A little more than a year ago, Melissa was a merchandiser charged with making the women’s product look as good as it possibly could at Bloomingdale’s in San Francisco. With a fashion design degree under her belt and a just-earned promotion, she had some traction in the hyper-competitive apparel business, but her work wasn’t quite as “hands on” as she wanted it to be.
Today, at LS&Co., it couldn’t be any more ”hands on.” Using tools like sandpaper and a dremel, Melissa and her colleagues can take a fresh pair of denim blue jeans and, following the instructions from a designer, turn it into the perfect pair to add to your wardrobe—with the wrinkles and wear patterns that make it look like an old favorite, rather than something brand new.
It’s not surprising she found herself at Levi Strauss & Co. As a child, she participated with her family in Gold Rush era reenactments near her hometown of Sacramento, Calif. It was the hard work of the gold miners and others building the American West that helped launch this company. In fact, Reno tailor Jacob Davis and dry goods merchant Levi Strauss invented the blue jean to meet those workers’ needs for a durable work pant.
What stands out in Melissa’s mind is that the clothes of that historical era were made to stand the test of time and hard work.
“Given its history, I think Levi’s® gets it,” Melissa said, “Producing products that are made well and intended to last.”
In addition to fashion design and merchandising, Melissa also took many college courses in environmental studies. She loves fashion, but knows many industry practices aren’t sustainable.
That’s another reason she sought a job at Levi Strauss & Co.
“One reason I wanted to work for Levi’s® is that they’re focused on sustainability,” Melissa said. “They make clothes that last, and they’re also finding ways to use less water in production and make use of scrap fabrics and fibers.”

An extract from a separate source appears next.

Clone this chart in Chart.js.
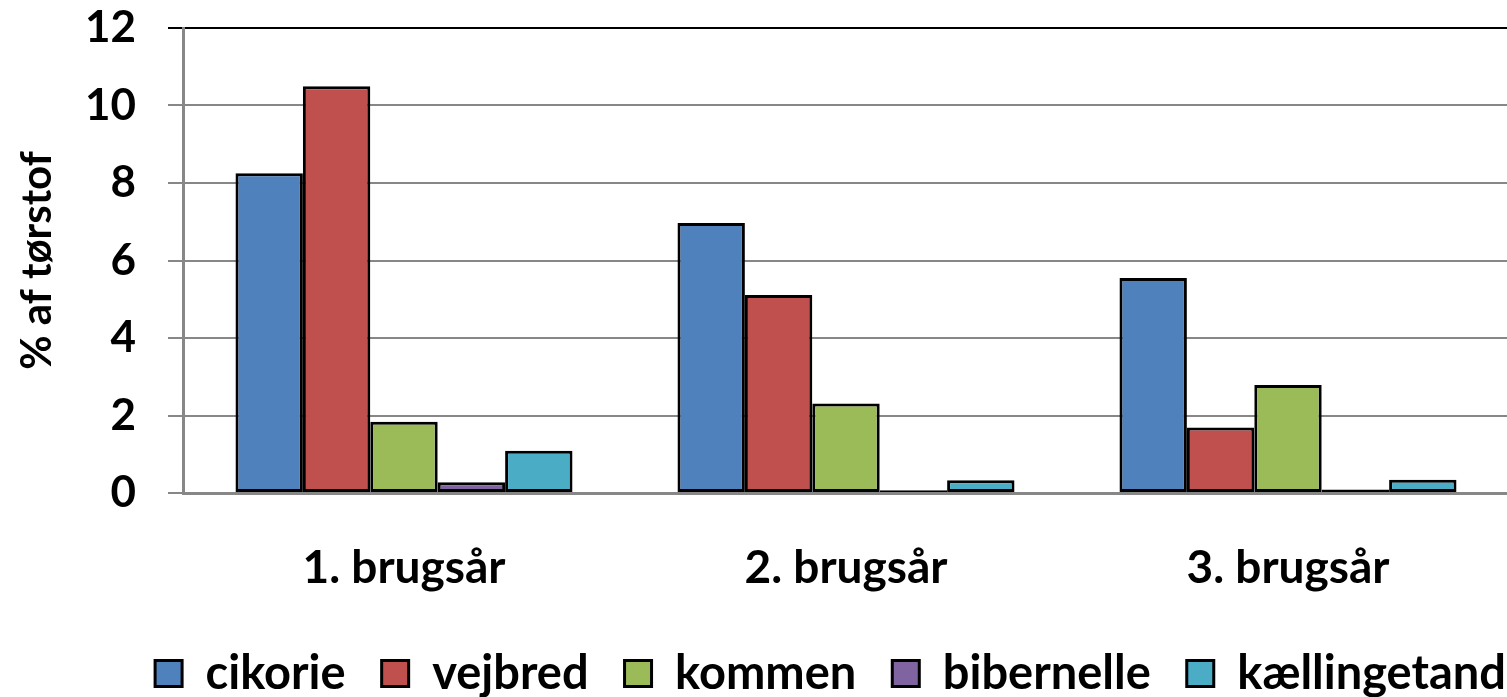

Moving from the floor of a department store to her hands-on finishing work was a big change for Melissa, but it could be just the beginning. She hopes to use her newfound understanding of where clothing comes from and how it’s made to help make a difference in the industry.
That fits in well with LS&Co.’s approach—driving change through leadership, collaboration and a focus on doing the right thing.
And just as she does on a daily basis with blue jeans, she may have to rough things up a bit in order to to make them better.